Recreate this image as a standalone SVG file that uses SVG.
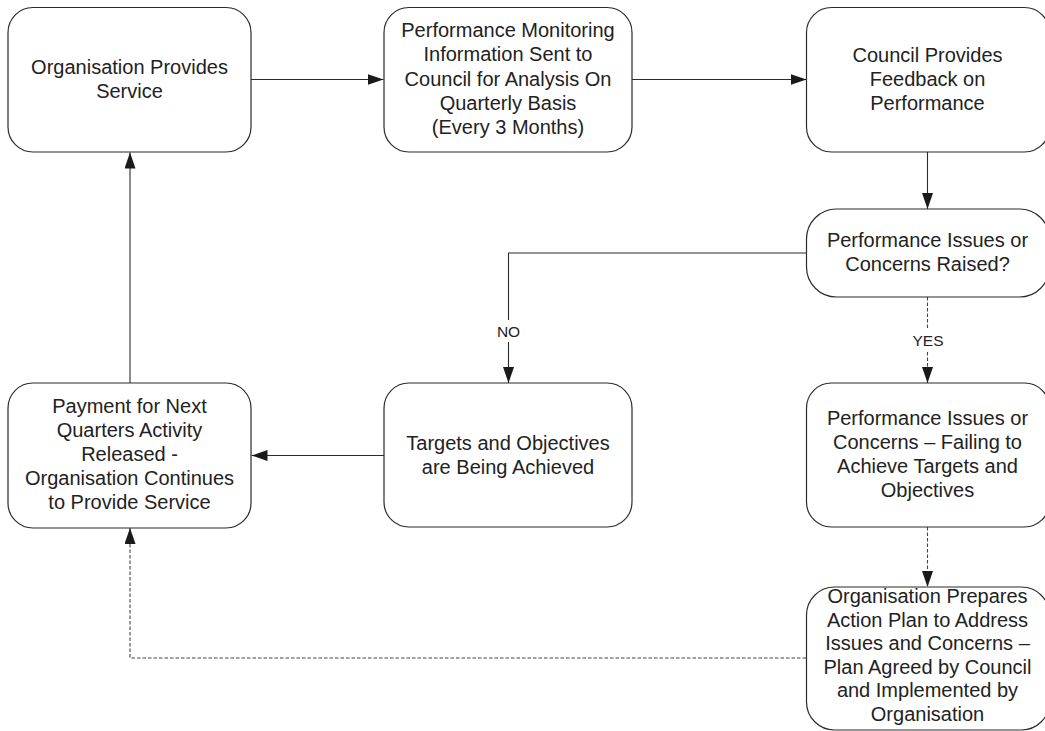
<svg xmlns="http://www.w3.org/2000/svg" width="1045" height="731" viewBox="0 0 1045 731">
<defs>
<style>
.box{fill:#fff;stroke:#2b2b2b;stroke-width:1.2}
.t{font-family:"Liberation Sans",Arial,sans-serif;font-size:20px;fill:#222;text-anchor:middle}
.lbl{font-family:"Liberation Sans",Arial,sans-serif;font-size:15.5px;fill:#222;text-anchor:middle}
.c{fill:none;stroke:#2b2b2b;stroke-width:1.1}
.d{stroke:#444;stroke-dasharray:3.5,2}
</style>
<marker id="ah" markerUnits="userSpaceOnUse" markerWidth="17" markerHeight="12" refX="16" refY="5.5" orient="auto">
<path d="M0,0 L16,5.5 L0,11 z" fill="#1a1a1a"/>
</marker>
</defs>
<rect width="1045" height="731" fill="#fff"/>

<g id="connectors">
<path class="c" d="M251,79.5 H383.5" marker-end="url(#ah)"/>
<path class="c" d="M632,79.5 H806.5" marker-end="url(#ah)"/>
<path class="c" d="M927.5,152 V209" marker-end="url(#ah)"/>
<path class="c" d="M806,253 H508.5 V383" marker-end="url(#ah)"/>
<path class="c d" d="M927.5,297 V383" marker-end="url(#ah)"/>
<path class="c" d="M384,455.5 H251.5" marker-end="url(#ah)"/>
<path class="c d" d="M927.5,527 V587" marker-end="url(#ah)"/>
<path class="c d" d="M806,658 H130 V528" marker-end="url(#ah)"/>
<path class="c" d="M130,383 V152.5" marker-end="url(#ah)"/>
<rect x="494" y="320" width="29" height="22" fill="#fff"/>
<text class="lbl" x="508.5" y="337">NO</text>
<rect x="912" y="329" width="32" height="22" fill="#fff"/>
<text class="lbl" x="928" y="346">YES</text>
</g>

<g id="n1">
<rect class="box" x="8" y="7.5" width="243" height="144.5" rx="25" ry="25"/>
<text class="t"><tspan x="129.5" y="74">Organisation Provides</tspan><tspan x="129.5" y="97.5">Service</tspan></text>
</g>

<g id="n2">
<rect class="box" x="384" y="7.5" width="248" height="144.5" rx="25" ry="25"/>
<text class="t"><tspan x="508" y="37">Performance Monitoring</tspan><tspan x="508" y="61.3">Information Sent to</tspan><tspan x="508" y="85.6">Council for Analysis On</tspan><tspan x="508" y="110">Quarterly Basis</tspan><tspan x="508" y="134.3">(Every 3 Months)</tspan></text>
</g>

<g id="n3">
<rect class="box" x="806.5" y="7.5" width="243" height="144.5" rx="25" ry="25"/>
<text class="t"><tspan x="927.5" y="61.7">Council Provides</tspan><tspan x="927.5" y="86">Feedback on</tspan><tspan x="927.5" y="110.2">Performance</tspan></text>
</g>

<g id="n4">
<rect class="box" x="806.5" y="209" width="243" height="88" rx="30" ry="30"/>
<text class="t"><tspan x="927.5" y="247">Performance Issues or</tspan><tspan x="927.5" y="271">Concerns Raised?</tspan></text>
</g>

<g id="n5">
<rect class="box" x="806.5" y="383" width="243" height="144" rx="25" ry="25"/>
<text class="t"><tspan x="927.5" y="425">Performance Issues or</tspan><tspan x="927.5" y="449">Concerns – Failing to</tspan><tspan x="927.5" y="473">Achieve Targets and</tspan><tspan x="927.5" y="497">Objectives</tspan></text>
</g>

<g id="n6">
<rect class="box" x="806.5" y="587" width="243" height="143" rx="28" ry="28"/>
<text class="t"><tspan x="927.5" y="603">Organisation Prepares</tspan><tspan x="927.5" y="626.5">Action Plan to Address</tspan><tspan x="927.5" y="650">Issues and Concerns –</tspan><tspan x="927.5" y="673.5">Plan Agreed by Council</tspan><tspan x="927.5" y="697">and Implemented by</tspan><tspan x="927.5" y="720.5">Organisation</tspan></text>
</g>

<g id="n7">
<rect class="box" x="384" y="383" width="248" height="144" rx="25" ry="25"/>
<text class="t"><tspan x="508" y="450">Targets and Objectives</tspan><tspan x="508" y="473.5">are Being Achieved</tspan></text>
</g>

<g id="n8">
<rect class="box" x="8" y="383" width="243" height="145" rx="25" ry="25"/>
<text class="t"><tspan x="129.5" y="413">Payment for Next</tspan><tspan x="129.5" y="437">Quarters Activity</tspan><tspan x="129.5" y="461">Released -</tspan><tspan x="129.5" y="485">Organisation Continues</tspan><tspan x="129.5" y="509">to Provide Service</tspan></text>
</g>
</svg>
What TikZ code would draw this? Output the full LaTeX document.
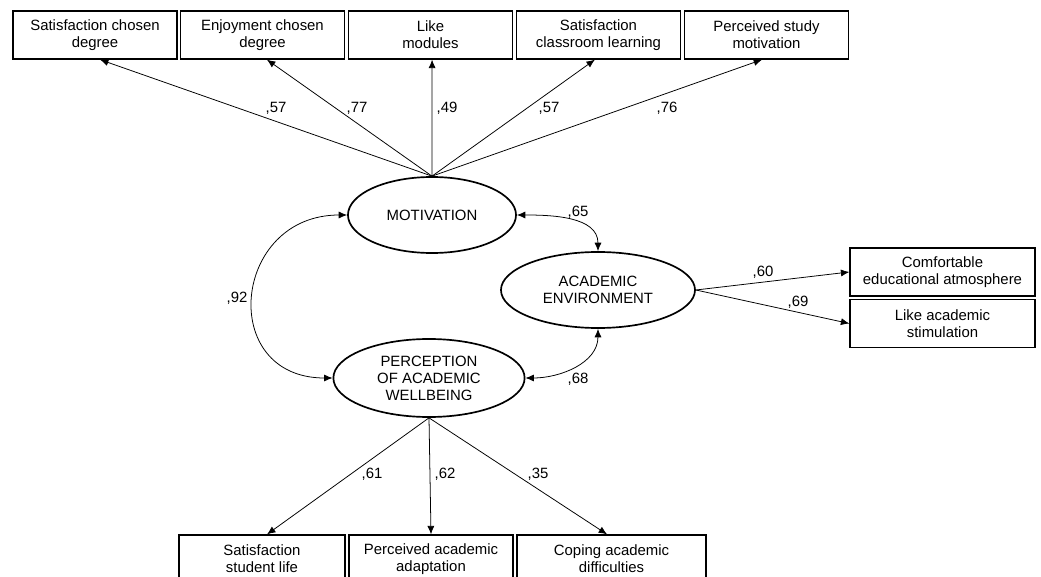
\documentclass[tikz,border=0pt]{standalone}
\usepackage{fontspec}
\setmainfont{Liberation Sans}
\usetikzlibrary{arrows.meta,shapes.geometric}

\begin{document}
\begin{tikzpicture}[x=0.025cm,y=-0.025cm,
  every node/.style={font=\fontsize{10.6}{12.1}\selectfont},
  indicator/.style={draw, line width=0.9pt, minimum width=4.1cm, minimum height=1.2cm, align=center, inner sep=1pt},
  latent/.style={draw, ellipse, line width=1.2pt, align=center, inner sep=0pt},
  loading/.style={-{Latex[length=6pt,width=5pt]}, line width=0.55pt},
  cov/.style={{Latex[length=6pt,width=5pt]}-{Latex[length=6pt,width=5pt]}, line width=0.55pt},
  coef/.style={anchor=base, inner sep=0pt}]
  \useasboundingbox (0,0) rectangle (1041,577);

  % latent factors
  \node[latent, minimum width=4.2cm, minimum height=1.9cm] (mot) at (432,215) {MOTIVATION};
  \node[latent, minimum width=4.85cm, minimum height=1.9cm] (env) at (598,290) {ACADEMIC\\ENVIRONMENT};
  \node[latent, minimum width=4.78cm, minimum height=1.95cm] (wb) at (429,378) {PERCEPTION\\OF ACADEMIC\\WELLBEING};

  % motivation indicators
  \node[indicator] (m1) at (95,35) {Satisfaction chosen\\degree};
  \node[indicator] (m2) at (262.5,35) {Enjoyment chosen\\degree};
  \node[indicator] (m3) at (430.5,35) {Like\\modules};
  \node[indicator] (m4) at (598.5,35) {Satisfaction\\classroom learning};
  \node[indicator] (m5) at (766.5,35) {Perceived study\\motivation};

  % environment indicators
  \node[indicator, minimum width=4.625cm] (e1) at (942.5,272) {Comfortable\\educational atmosphere};
  \node[indicator, minimum width=4.625cm] (e2) at (942.5,323.5) {Like academic\\stimulation};

  % wellbeing indicators
  \node[indicator, minimum width=4.15cm] (w1) at (262,559) {Satisfaction\\student life};
  \node[indicator] (w2) at (431,559) {Perceived academic\\adaptation};
  \node[indicator, minimum width=4.725cm] (w3) at (611.5,559) {Coping academic\\difficulties};

  % loadings
  \draw[loading] (mot.north) -- ([xshift=0.125cm]m1.south);
  \draw[loading] (mot.north) -- ([xshift=0.11cm]m2.south);
  \draw[loading] (mot.north) -- ([xshift=0.04cm]m3.south);
  \draw[loading] (mot.north) -- ([xshift=-0.09cm]m4.south);
  \draw[loading] (mot.north) -- ([xshift=-0.11cm]m5.south);
  \draw[loading] (env.east) -- (e1.west);
  \draw[loading] (env.east) -- (e2.west);
  \draw[loading] (wb.south) -- ([xshift=0.125cm]w1.north);
  \draw[loading] (wb.south) -- (w2.north);
  \draw[loading] (wb.south) -- ([xshift=-0.11cm]w3.north);

  % correlations
  \draw[cov] (mot.west) to[out=180,in=180,looseness=1.8] (wb.west);
  \draw[cov] (mot.east) to[out=0,in=90] (env.north);
  \draw[cov] (wb.east) to[out=0,in=-90] (env.south);

  % coefficients
  \node[coef] (l1) at (276,113) {,57};
  \node[coef] (l2) at (357,113) {,77};
  \node[coef] (l3) at (447,113) {,49};
  \node[coef] (l4) at (549,113) {,57};
  \node[coef] (l5) at (667,113) {,76};
  \node[coef] (l6) at (763,277) {,60};
  \node[coef] (l7) at (798,307) {,69};
  \node[coef] (l8) at (372,478) {,61};
  \node[coef] (l9) at (445,478) {,62};
  \node[coef] (l10) at (538,478) {,35};
  \node[coef] (r1) at (237,303) {,92};
  \node[coef] (r2) at (578,217) {,65};
  \node[coef] (r3) at (578,383) {,68};
\end{tikzpicture}
\end{document}
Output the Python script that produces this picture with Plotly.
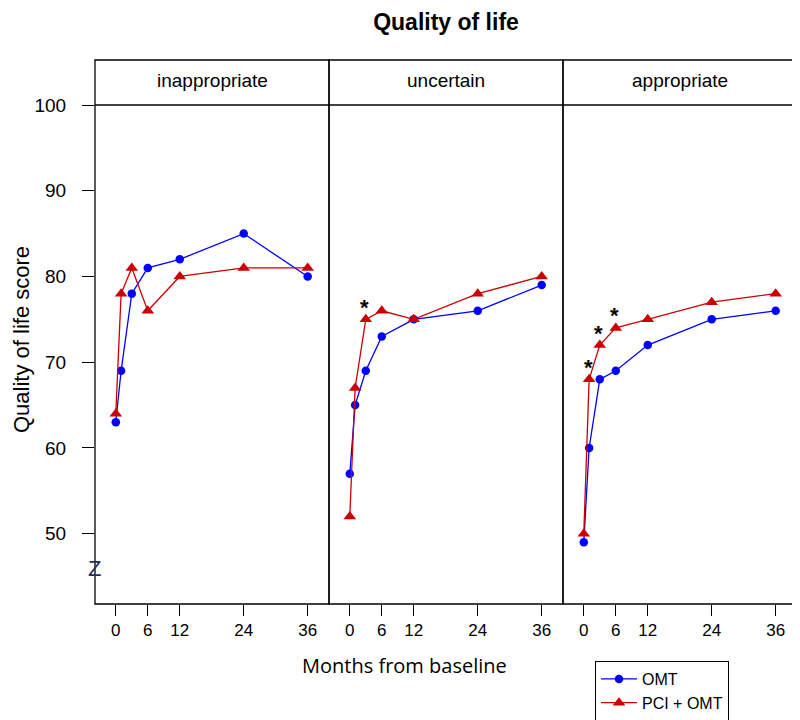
+===+
#### [PROBLEM DETAILS]
Print out, exactly and with nothing added, the lines starting at the line holding "What TikZ code" and ending at the line holding "(m5) at (766.5,35)", minus any pictures.

#### [OUTPUT OF THE TASK]
What TikZ code would draw this? Output the full LaTeX document.
\documentclass[tikz,border=0pt]{standalone}
\usepackage{fontspec}
\setmainfont{Liberation Sans}
\usetikzlibrary{arrows.meta,shapes.geometric}

\begin{document}
\begin{tikzpicture}[x=0.025cm,y=-0.025cm,
  every node/.style={font=\fontsize{10.6}{12.1}\selectfont},
  indicator/.style={draw, line width=0.9pt, minimum width=4.1cm, minimum height=1.2cm, align=center, inner sep=1pt},
  latent/.style={draw, ellipse, line width=1.2pt, align=center, inner sep=0pt},
  loading/.style={-{Latex[length=6pt,width=5pt]}, line width=0.55pt},
  cov/.style={{Latex[length=6pt,width=5pt]}-{Latex[length=6pt,width=5pt]}, line width=0.55pt},
  coef/.style={anchor=base, inner sep=0pt}]
  \useasboundingbox (0,0) rectangle (1041,577);

  % latent factors
  \node[latent, minimum width=4.2cm, minimum height=1.9cm] (mot) at (432,215) {MOTIVATION};
  \node[latent, minimum width=4.85cm, minimum height=1.9cm] (env) at (598,290) {ACADEMIC\\ENVIRONMENT};
  \node[latent, minimum width=4.78cm, minimum height=1.95cm] (wb) at (429,378) {PERCEPTION\\OF ACADEMIC\\WELLBEING};

  % motivation indicators
  \node[indicator] (m1) at (95,35) {Satisfaction chosen\\degree};
  \node[indicator] (m2) at (262.5,35) {Enjoyment chosen\\degree};
  \node[indicator] (m3) at (430.5,35) {Like\\modules};
  \node[indicator] (m4) at (598.5,35) {Satisfaction\\classroom learning};
  \node[indicator] (m5) at (766.5,35) {Perceived study\\motivation};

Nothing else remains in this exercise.